Wednesday, April 15, 2009

Justify


            "For all sad words of tongue and pen, the saddest are these, It might have been.
                                                                -John Greenleaf Whittier 

Through my sophomore year in High School, I always saw a poster with that exact quote on the wall. It was during my English class, and everyday I remembered I would stare at it and take it in, and remember it and wonder if I would of ever live up to those words. If I would ever experience anything that could make those words true. Until last year, I didn't. 

It was March, and I was still a Senior in High School and still very much broken hearted from my ex fiance leaving me. I didn't know what to do at the time with myself. I can honestly say I wanted to die. Die because I felt that death would erase all of these feelings. I was angry, sad, upset, confused, apathetic, everything that can be bad and sad I felt. I felt and I was enduring and dragging my feet to live. I didn't smile. I didn't want to breathe. I wanted to sleep, and sleep and dream of another life.

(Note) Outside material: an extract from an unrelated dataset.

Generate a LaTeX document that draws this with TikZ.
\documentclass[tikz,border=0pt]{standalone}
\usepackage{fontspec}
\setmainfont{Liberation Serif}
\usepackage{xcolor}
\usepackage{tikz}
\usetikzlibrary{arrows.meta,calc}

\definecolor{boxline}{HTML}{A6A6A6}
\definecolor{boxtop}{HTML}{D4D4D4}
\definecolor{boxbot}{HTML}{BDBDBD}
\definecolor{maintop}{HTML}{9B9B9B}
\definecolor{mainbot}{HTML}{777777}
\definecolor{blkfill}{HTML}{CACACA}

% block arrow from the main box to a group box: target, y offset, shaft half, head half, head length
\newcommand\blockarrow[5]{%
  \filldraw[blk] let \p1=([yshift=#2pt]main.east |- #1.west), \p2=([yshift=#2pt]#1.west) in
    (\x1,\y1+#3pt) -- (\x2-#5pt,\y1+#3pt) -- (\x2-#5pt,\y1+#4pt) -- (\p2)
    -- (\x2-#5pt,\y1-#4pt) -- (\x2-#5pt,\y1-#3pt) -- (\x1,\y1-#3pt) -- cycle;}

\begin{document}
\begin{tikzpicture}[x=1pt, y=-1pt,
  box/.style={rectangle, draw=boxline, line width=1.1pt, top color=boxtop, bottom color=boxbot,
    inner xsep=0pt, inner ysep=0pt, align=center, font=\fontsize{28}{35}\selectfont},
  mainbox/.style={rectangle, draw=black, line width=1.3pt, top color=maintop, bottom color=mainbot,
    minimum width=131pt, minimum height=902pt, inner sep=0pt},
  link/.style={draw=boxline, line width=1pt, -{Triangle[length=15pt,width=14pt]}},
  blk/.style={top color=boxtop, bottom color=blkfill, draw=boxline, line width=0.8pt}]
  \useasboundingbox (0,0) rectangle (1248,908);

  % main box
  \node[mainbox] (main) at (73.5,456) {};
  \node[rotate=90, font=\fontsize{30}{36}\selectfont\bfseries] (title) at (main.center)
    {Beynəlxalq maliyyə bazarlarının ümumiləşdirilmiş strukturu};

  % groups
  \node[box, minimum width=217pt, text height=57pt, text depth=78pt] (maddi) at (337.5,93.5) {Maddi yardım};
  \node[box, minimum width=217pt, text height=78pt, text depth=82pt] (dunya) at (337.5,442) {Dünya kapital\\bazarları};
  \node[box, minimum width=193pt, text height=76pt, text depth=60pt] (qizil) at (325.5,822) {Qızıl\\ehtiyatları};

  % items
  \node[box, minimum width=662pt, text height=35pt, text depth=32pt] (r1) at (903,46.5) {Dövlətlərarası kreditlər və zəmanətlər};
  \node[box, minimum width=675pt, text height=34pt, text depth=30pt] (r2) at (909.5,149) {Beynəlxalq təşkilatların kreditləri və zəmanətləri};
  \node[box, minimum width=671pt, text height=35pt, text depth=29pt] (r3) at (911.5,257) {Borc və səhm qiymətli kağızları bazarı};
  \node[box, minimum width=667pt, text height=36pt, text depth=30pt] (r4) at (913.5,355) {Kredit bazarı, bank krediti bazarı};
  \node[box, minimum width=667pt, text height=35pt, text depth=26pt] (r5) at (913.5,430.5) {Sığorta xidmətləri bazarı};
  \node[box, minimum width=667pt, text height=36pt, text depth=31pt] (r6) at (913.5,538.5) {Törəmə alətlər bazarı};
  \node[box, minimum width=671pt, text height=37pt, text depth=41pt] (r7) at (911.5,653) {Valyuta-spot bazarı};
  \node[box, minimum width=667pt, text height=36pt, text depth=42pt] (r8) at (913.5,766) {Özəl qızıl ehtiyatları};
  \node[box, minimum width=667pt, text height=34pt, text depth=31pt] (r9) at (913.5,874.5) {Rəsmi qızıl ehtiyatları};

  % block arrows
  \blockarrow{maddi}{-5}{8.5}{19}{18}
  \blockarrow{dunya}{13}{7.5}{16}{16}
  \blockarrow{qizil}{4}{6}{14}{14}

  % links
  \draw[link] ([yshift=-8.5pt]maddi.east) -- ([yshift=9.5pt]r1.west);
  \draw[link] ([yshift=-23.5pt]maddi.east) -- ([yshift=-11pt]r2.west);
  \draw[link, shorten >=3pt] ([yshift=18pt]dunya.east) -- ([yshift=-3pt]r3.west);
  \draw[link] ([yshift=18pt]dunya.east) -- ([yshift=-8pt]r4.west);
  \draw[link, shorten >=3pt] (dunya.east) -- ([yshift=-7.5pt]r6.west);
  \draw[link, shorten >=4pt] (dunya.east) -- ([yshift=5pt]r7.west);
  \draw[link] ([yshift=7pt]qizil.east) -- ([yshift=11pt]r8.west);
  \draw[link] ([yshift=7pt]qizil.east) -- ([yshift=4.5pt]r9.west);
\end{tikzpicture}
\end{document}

Until I met..him. It was funny really, I was browsing a site of mine that I posted on. He found my IM, and we just started talking. At first I wondered who could this be, but I wasn't doing anything special so I just talked to him. We had alot in common right off the bat, and he loved the band Within Temptation--which immediately grabbed my attention. Afterwards I mentioned to him that I was a singer and could sing like Sharon, and then he insist that he call me and I'd sing for me. I didn't find this creepy at all, I found it rather cute. He was flirting with me. And so we exchanged numbers, and talked all night and his voice was like music to my soul. It lifted every bit of sadness that I was trying to hide, and brought me an ounce of hope. 

We talked all day the following day, only getting to know each other more and more and finally we decided to get into a long distance relationship. On the third day, we fell madly and deeply in love. It was a shock to me, I didn't know I'd fall in love so fast and more deeply than I was with my ex fiance. I wanted this man entirely and forever and he said the same about me. We had a couple of good months, and then some bad ones--distance is never a good thing. Broke up, got back together, on and off again. We kept running back to each other and trying to make it work, because deep in our hearts we really did love each other and truly did want to be together.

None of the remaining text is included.